Political and social commentators have attributed the decision by President Peter Mutharika and Vice-President Saulos Chilima to defer their salaries increment to negative public reactions.
Our sister newspaper, Weekend Nation, disclosed on Saturday that government increased the salaries of the President and Vice-President by 80 percent only for the Office of the President and Cabinet (OPC) to announce later that the increases, initially effective October 1 2014, had been put on hold due to economic challenges.
But political analyst Henry Chingaipe on Monday dismissed suggestions that the decision to put on hold the pay hike has anything to do with the country’s economic situation.
He said: “When the President’s salary was being increased, the economic situation was already bad.
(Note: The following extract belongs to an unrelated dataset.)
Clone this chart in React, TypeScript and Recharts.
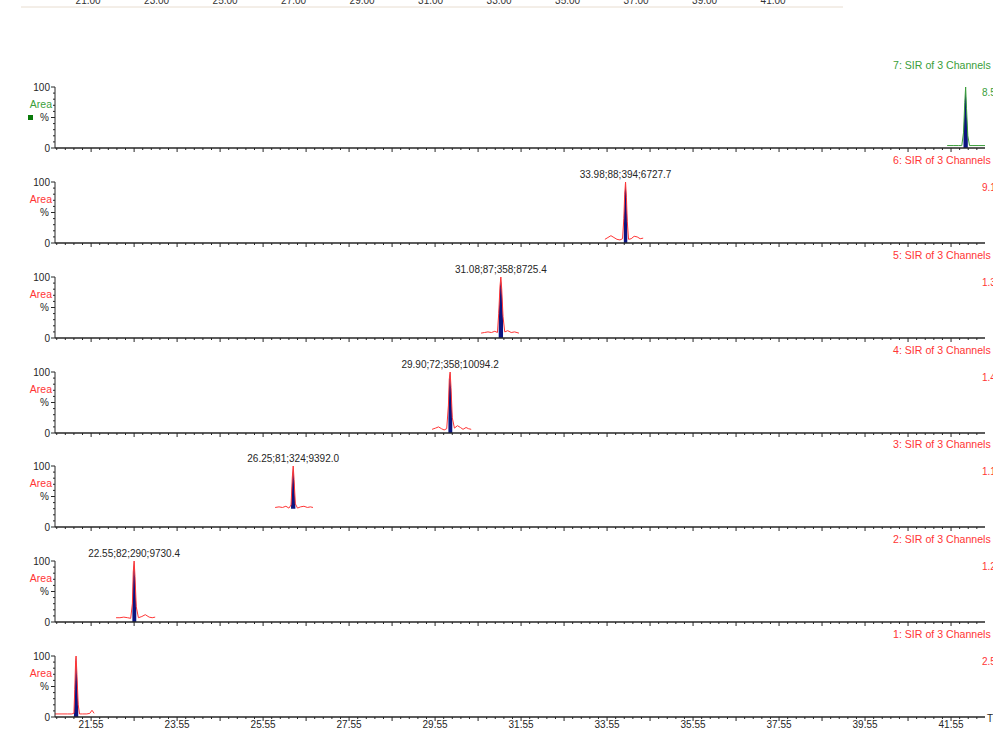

It is the reaction from the public that has forced him [the President] to change the decision.”
Chingaipe noted that in the wake of current strikes and threats to strike for better wages from sections of the public service, it was an ill-timed decision for the President to increase his salary.
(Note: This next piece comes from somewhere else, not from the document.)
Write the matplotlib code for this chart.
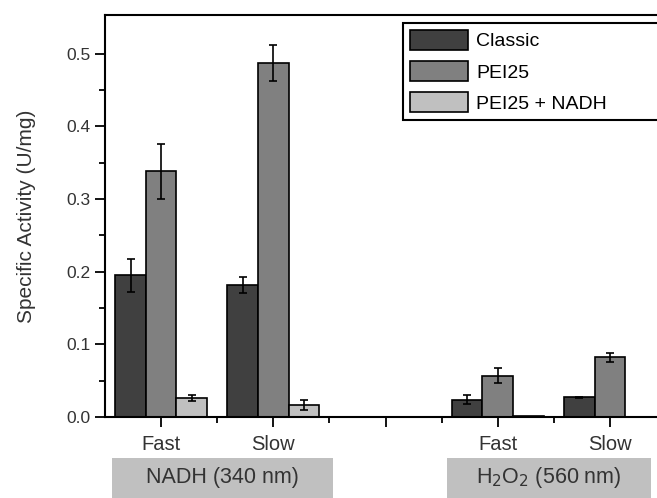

Added Chingaipe: “By raising the salary, wait for public reaction and then hold [the hike] later shows lack of policy credibility. Again, government wants to play politics because it wants to show that it listens to public outcries. That is not good.”
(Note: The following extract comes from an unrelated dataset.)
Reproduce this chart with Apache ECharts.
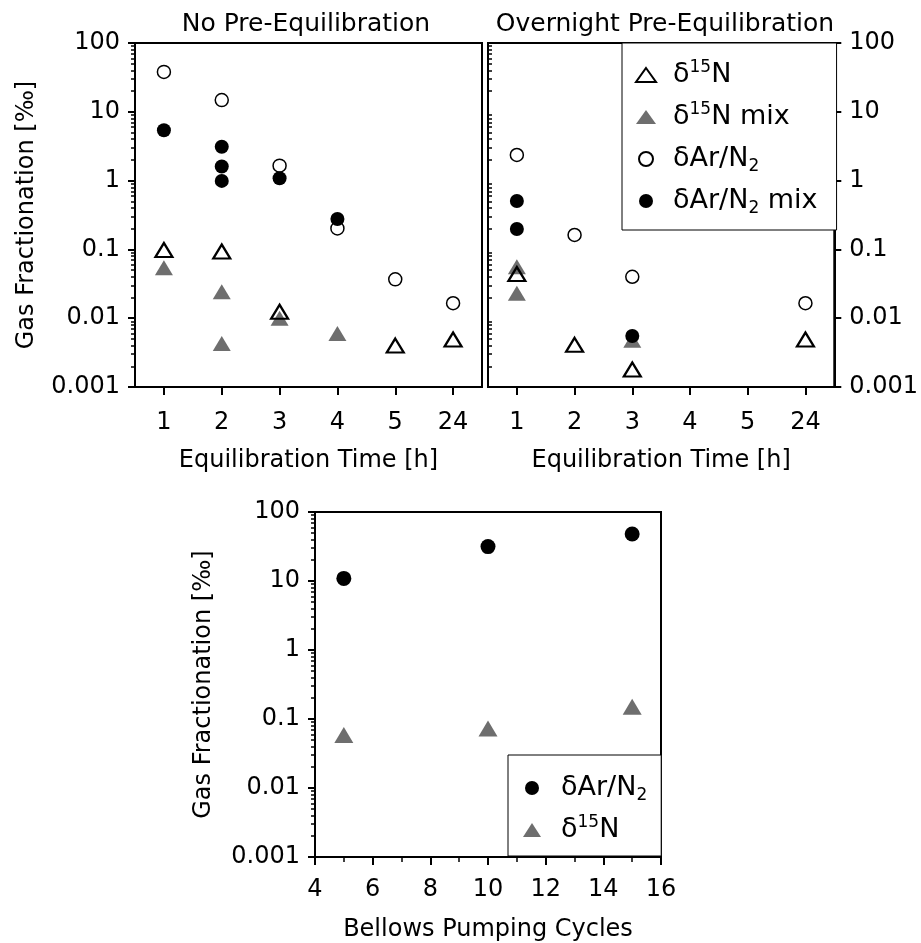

However, Chingaipe noted that the mere intention to increase the President’s salary shows that there is need for a general increase of salaries across the board.
Another analyst, Boniface Dulani, agreed with Chingaipe that public outcry forced the President to defer his salary increase.
“It [the decision] bordered on moral credibility, especially at a time when the Judiciary, support staff at the University of Malawi and others are demanding higher pay. While government says it has no money, raising the President’s salary would have put into doubt that claim [that there is no money],” he said.
Judiciary support staff are in week five of their strike that has paralysed the country’s justice delivery system. University of Malawi (Unima) support staff are also on strike to pressure government to increase their salaries.